**TASK TO CARRY OUT:**
Begin with the first line of the material and write out each line exactly, ending with the line that contains "c_adr = [-30, -29, -46, -49]". Pictures are not part of the copy.

── DATA SEGMENT ──

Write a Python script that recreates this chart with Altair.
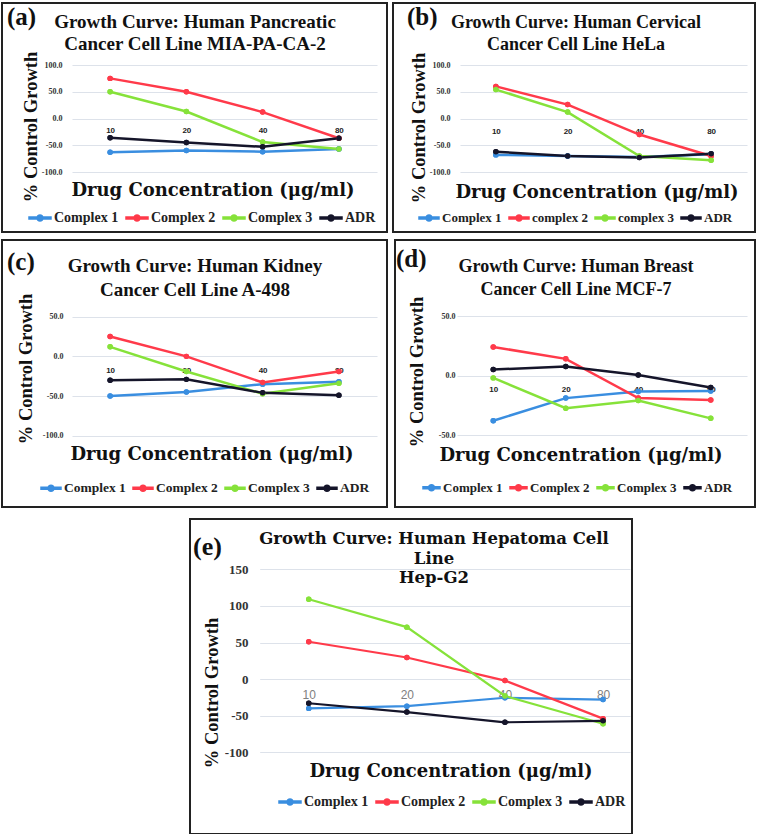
import json
import math
import altair as alt
import pandas as pd

# ---------------- data ----------------
conc_labels = ["10", "20", "40", "80"]

names_std = ["Complex 1", "Complex 2", "Complex 3", "ADR"]
names_b = ["Complex 1", "complex 2", "complex 3", "ADR"]

a_c1 = [-63, -60, -62, -57]
a_c2 = [75, 50, 12, -37]
a_c3 = [50, 13, -44, -57]
a_adr = [-36, -45, -53, -37]

b_c1 = [-68, -70, -72, -67]
b_c2 = [60, 26, -30, -70]
b_c3 = [54, 12, -70, -78]
b_adr = [-62, -70, -73, -66]

c_c1 = [-50, -45, -35, -32]
c_c2 = [25, 0, -33, -19]
c_c3 = [12, -19, -47, -34]
c_adr = [-30, -29, -46, -49]

d_c1 = [-38, -19, -13.5, -13]
d_c2 = [24, 14, -19, -20.5]
d_c3 = [-2, -27.5, -21, -36]
d_adr = [5, 7.5, 0.5, -10]

e_c1 = [-40, -37, -25.5, -28]
e_c2 = [51, 29.5, -2, -54]
e_c3 = [109, 71, -23, -61]
e_adr = [-33, -45, -59, -57]

ticks_100 = [100, 50, 0, -50, -100]
ticks_100_labels = ["100.0", "50.0", "0.0", "-50.0", "-100.0"]
ticks_c = [50, 0, -50, -100]
ticks_c_labels = ["50.0", "0.0", "-50.0", "-100.0"]
ticks_d = [50, 0, -50]
ticks_d_labels = ["50.0", "0.0", "-50.0"]
ticks_e = [150, 100, 50, 0, -50, -100]
ticks_e_labels = ["150", "100", "50", "0", "-50", "-100"]

series_colors = ["#3a8ee0", "#ff3a4a", "#86e23a", "#15152a"]

SERIF = "Liberation Serif"
WIDE = "DejaVu Serif"
SANS = "Liberation Sans"


def legend_symbol(r=0.28, half=0.09):
    # thin bar plus a small filled 16-gon (line-with-marker legend glyph)
    parts = ["M-1,%.3fL1,%.3fL1,%.3fL-1,%.3fZ" % (-half, -half, half, half)]
    pts = []
    for k in range(16):
        t = 2 * math.pi * k / 16
        pts.append("%.3f,%.3f" % (r * math.cos(t), r * math.sin(t)))
    parts.append("M" + "L".join(pts) + "Z")
    return " ".join(parts)


def text_layer(txt, x, y, font=SERIF, size=19, align="center", baseline="alphabetic",
               angle=0, color="#111111", line_height=None, weight="bold"):
    kw = dict(font=font, fontSize=size, fontWeight=weight, align=align,
              baseline=baseline, color=color, lineBreak="\n")
    if angle:
        kw["angle"] = angle
    if line_height:
        kw["lineHeight"] = line_height
    return alt.Chart(pd.DataFrame({"t": [txt]})).mark_text(**kw).encode(
        text="t:N", x=alt.value(x), y=alt.value(y))


def panel(p):
    rows = []
    for n, vals in zip(p["names"], p["series"]):
        for i, v in enumerate(vals):
            rows.append({"series": n, "idx": i, "conc": conc_labels[i], "value": v})
    df = pd.DataFrame(rows)

    ymin, ymax = p["ydomain"]
    ybot, ytop = p["yrange"]
    y0 = ybot + (0 - ymin) / (ymax - ymin) * (ytop - ybot)

    label_map = {str(t): l for t, l in zip(p["ticks"], p["tick_labels"])}
    x_expr = json.dumps(conc_labels) + "[datum.value]"
    y_expr = json.dumps(label_map) + "[toString(datum.value)]"

    X = alt.X("idx:Q",
              scale=alt.Scale(domain=[-0.5, p["xmax"]], range=p["xrange"], nice=False, zero=False),
              axis=alt.Axis(values=[0, 1, 2, 3], labelExpr=x_expr, orient="bottom",
                            offset=y0 - p["h"], grid=False, domain=False, ticks=False,
                            tickSize=0, labelPadding=p["xlab_pad"], labelBaseline="middle",
                            labelFont=SANS, labelFontSize=p["xlab_size"],
                            labelFontWeight=p["xlab_weight"], labelColor=p["xlab_color"],
                            labelFlush=False, labelOverlap=False, title=None))
    Y = alt.Y("value:Q",
              scale=alt.Scale(domain=[ymin, ymax], range=[ybot, ytop], nice=False, zero=False),
              axis=alt.Axis(values=p["ticks"], labelExpr=y_expr, orient="left",
                            offset=-p["ylab_right"], grid=True, gridColor="#dde2ea",
                            gridWidth=1.2, domain=False, ticks=False, tickSize=0,
                            labelPadding=0, labelFont=SERIF, labelFontSize=p["ylab_size"],
                            labelFontWeight="bold", labelColor="#333333",
                            labelOverlap=False, labelFlush=False, title=None))

    sym_w = p["leg_sym"]
    legend = alt.Legend(orient="none", legendX=p["legend"][0], legendY=p["legend"][1],
                        direction="horizontal", title=None,
                        symbolType=legend_symbol(r=3.0 / sym_w * 2, half=1.0 / sym_w * 2),
                        symbolSize=sym_w * sym_w, labelFont=SERIF,
                        labelFontSize=p["leg_font"], labelFontWeight="bold",
                        labelColor="#222222", labelOffset=2, columnPadding=4)
    C = alt.Color("series:N", scale=alt.Scale(domain=p["names"], range=series_colors),
                  legend=legend)

    pts_under = alt.Chart(df).mark_circle(size=30, opacity=1).encode(x=X, y=Y, color=C)
    lines = alt.Chart(df).mark_line(strokeWidth=p["lw"]).encode(x=X, y=Y, color=C)
    pts = alt.Chart(df).mark_circle(size=30, opacity=1).encode(x=X, y=Y, color=C)

    texts = [
        text_layer(p["title"], p["title_xy"][0], p["title_xy"][1], font=p["title_font"],
                   size=p["title_size"], line_height=p["title_lh"]),
        text_layer(p["letter"], p["letter_xy"][0], p["letter_xy"][1], size=p["letter_size"],
                   align="left"),
        text_layer("% Control Growth", p["ytitle_xy"][0], p["ytitle_xy"][1], size=18.5,
                   baseline="middle", angle=270),
        text_layer("Drug Concentration (μg/ml)", p["xtitle_xy"][0], p["xtitle_xy"][1],
                   font=WIDE, size=18),
    ]

    return alt.layer(pts_under, lines, pts, *texts).properties(
        width=p["w"], height=p["h"],
        view=alt.ViewBackground(stroke="#222222", strokeWidth=2, fill="white"))


def indep(c):
    return c.resolve_scale(color="independent").resolve_legend(color="independent")


common = dict(xmax=3.5, xlab_size=8, xlab_weight="bold", xlab_color="#222222",
              ylab_size=8, lw=2.5, title_font=SERIF, letter_size=25)

pa = dict(common, names=names_std, series=[a_c1, a_c2, a_c3, a_adr], w=385, h=229,
          ydomain=[-100, 100], yrange=[169, 62], xrange=[70, 375],
          ticks=ticks_100, tick_labels=ticks_100_labels, ylab_right=60, xlab_pad=12,
          title="Growth Curve: Human Pancreatic\nCancer Cell Line MIA-PA-CA-2",
          title_xy=(193, 25), title_size=19, title_lh=22,
          letter="(a)", letter_xy=(5, 22), ytitle_xy=(29, 124), xtitle_xy=(211, 193),
          legend=(26, 203), leg_sym=22, leg_font=14)

pb = dict(common, names=names_b, series=[b_c1, b_c2, b_c3, b_adr], w=362, h=229,
          ydomain=[-100, 100], yrange=[169, 62], xrange=[67, 354],
          ticks=ticks_100, tick_labels=ticks_100_labels, ylab_right=57, xlab_pad=13,
          title="Growth Curve: Human Cervical\nCancer Cell Line HeLa",
          title_xy=(183, 25), title_size=18, title_lh=22,
          letter="(b)", letter_xy=(14, 22), ytitle_xy=(26, 125), xtitle_xy=(204, 195),
          legend=(25, 204), leg_sym=20, leg_font=13)

pc = dict(common, names=names_std, series=[c_c1, c_c2, c_c3, c_adr], w=385, h=267,
          ydomain=[-100, 50], yrange=[195.7, 76.7], xrange=[70, 375],
          ticks=ticks_c, tick_labels=ticks_c_labels, ylab_right=61, xlab_pad=14,
          title="Growth Curve: Human Kidney\nCancer Cell Line A-498",
          title_xy=(193, 32), title_size=19, title_lh=24,
          letter="(c)", letter_xy=(5, 30), ytitle_xy=(24, 129), xtitle_xy=(210, 220),
          legend=(38, 237), leg_sym=20, leg_font=13.5)

pd_ = dict(common, names=names_std, series=[d_c1, d_c2, d_c3, d_adr], w=360, h=267,
           ydomain=[-50, 50], yrange=[195, 76], xrange=[62, 352],
           ticks=ticks_d, tick_labels=ticks_d_labels, ylab_right=60, xlab_pad=14,
           title="Growth Curve: Human Breast\nCancer Cell Line MCF-7",
           title_xy=(181, 32), title_size=18, title_lh=23,
           letter="(d)", letter_xy=(1, 27), ytitle_xy=(22, 132), xtitle_xy=(186, 221),
           legend=(27, 238), leg_sym=17, leg_font=13)

e_step = 98.1
e_left = 69.7
e_right = 440
pe = dict(common, names=names_std, series=[e_c1, e_c2, e_c3, e_adr], w=442, h=315,
          ydomain=[-100, 150], yrange=[233.3, 50.3], xrange=[e_left, e_right],
          xmax=-0.5 + (e_right - e_left) / e_step,
          ticks=ticks_e, tick_labels=ticks_e_labels, ylab_right=58, xlab_pad=15,
          xlab_size=12, xlab_weight="normal", xlab_color="#808080", ylab_size=13, lw=2.2,
          title="Growth Curve: Human Hepatoma Cell\nLine\nHep-G2",
          title_xy=(244, 25), title_size=16.5, title_lh=19.7, title_font=WIDE,
          letter="(e)", letter_xy=(3, 36), letter_size=26, ytitle_xy=(22, 174),
          xtitle_xy=(261, 258), legend=(88, 271), leg_sym=22, leg_font=14)

spacer = alt.Chart(pd.DataFrame({"t": [""]})).mark_text().encode(
    text="t:N", x=alt.value(0), y=alt.value(0)).properties(
    width=186, height=10, view=alt.ViewBackground(stroke="white", strokeWidth=1))

row1 = indep(alt.hconcat(panel(pa), panel(pb), spacing=4))
row2 = indep(alt.hconcat(panel(pc), panel(pd_), spacing=6))
row3 = indep(alt.hconcat(spacer, panel(pe), spacing=0))

chart = indep(alt.vconcat(
    indep(alt.vconcat(row1, row2, spacing=6)),
    row3, spacing=4
)).properties(
    padding={"left": 1, "top": 2, "right": 0, "bottom": 0},
    background="white"
)

chart.save("out.html", embed_options={"renderer": "svg", "actions": False})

───

**WRITTEN RESPONSE:**
Write a Python script that recreates this chart with Altair.
import json
import math
import altair as alt
import pandas as pd

# ---------------- data ----------------
conc_labels = ["10", "20", "40", "80"]

names_std = ["Complex 1", "Complex 2", "Complex 3", "ADR"]
names_b = ["Complex 1", "complex 2", "complex 3", "ADR"]

a_c1 = [-63, -60, -62, -57]
a_c2 = [75, 50, 12, -37]
a_c3 = [50, 13, -44, -57]
a_adr = [-36, -45, -53, -37]

b_c1 = [-68, -70, -72, -67]
b_c2 = [60, 26, -30, -70]
b_c3 = [54, 12, -70, -78]
b_adr = [-62, -70, -73, -66]

c_c1 = [-50, -45, -35, -32]
c_c2 = [25, 0, -33, -19]
c_c3 = [12, -19, -47, -34]
c_adr = [-30, -29, -46, -49]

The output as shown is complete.